The effects of mercury on aquatic environments are very complex and create a number of health and safety risks. The most dangerous effect is its conversion into methylmercury by bacteria in rivers and lakes, which is in fact a more toxic substance than plain mercury. Methylmercury has a capacity to be taken in by insects and other invertebrates which the fish eat, which are in turn consumed by humans. Through this process of biomagnification, the methylmercury concentration increases the further up the food chain it reaches.

===Health effects===
Methylmercury is known for impairing neurological development in fetuses, infants, and small children. Exposure in the womb from a mother's consumption of contaminated fish and shellfish can harm a baby's newly developing brain and nervous system. There are notable impacts on cognitive thinking, memory, attention, language, and fine motor and visual spatial skills in children that have been exposed to methylmercury in the womb. Methylmercury also causes a number of problems in adults, including impairment of the peripheral vision,"pins and needles" feelings, usually in the hands, feet, and around the mouth, lack of coordination of movements, impairment of speech, hearing, walking, and muscle weakness.

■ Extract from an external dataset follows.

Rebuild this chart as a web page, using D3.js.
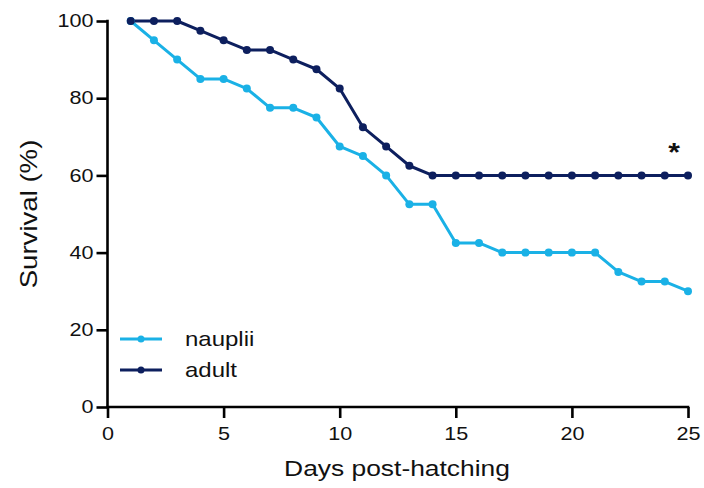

===Environmental effects===
Methylmercury that bioaccumulates in fish and the fish and other animals that eat them can reach harmful levels very quickly. Just how high these levels are depends on several factors, such as local non-air releases of mercury, naturally occurring mercury in soils, physical and biological properties of the water-body in question, and the age, size, and types of food the fish eats. Birds and mammals that eat fish are the most affected in the ecosystem because of their placement as predators in the food chain. Effects of methylmercury exposure on wildlife include death, as well as reduced fertility, slower growth and development, and abnormal behaviors that can drastically affect the animals survival.

== Santa Clara Valley Water District involvement ==
The Santa Clara Valley Water District (SCVWD) is not only the county’s water wholesaler, but is also the steward of all the rivers, streams, and reservoirs for the area. The SCVWD reached an agreement with the San Francisco Bay Regional Water Quality Control Board by which a $1 million long-term project was funded in order to reduce the levels of mercury contamination in the Guadalupe watershed, including all areas from the upper Santa Cruz Mountains all the way to the San Francisco Bay. A survey was initiated in September 2003 in order to find adequate methods of disposing of mercury deposits. The disposal of these deposits is being funded by the California State Cleanup and Abatement Account.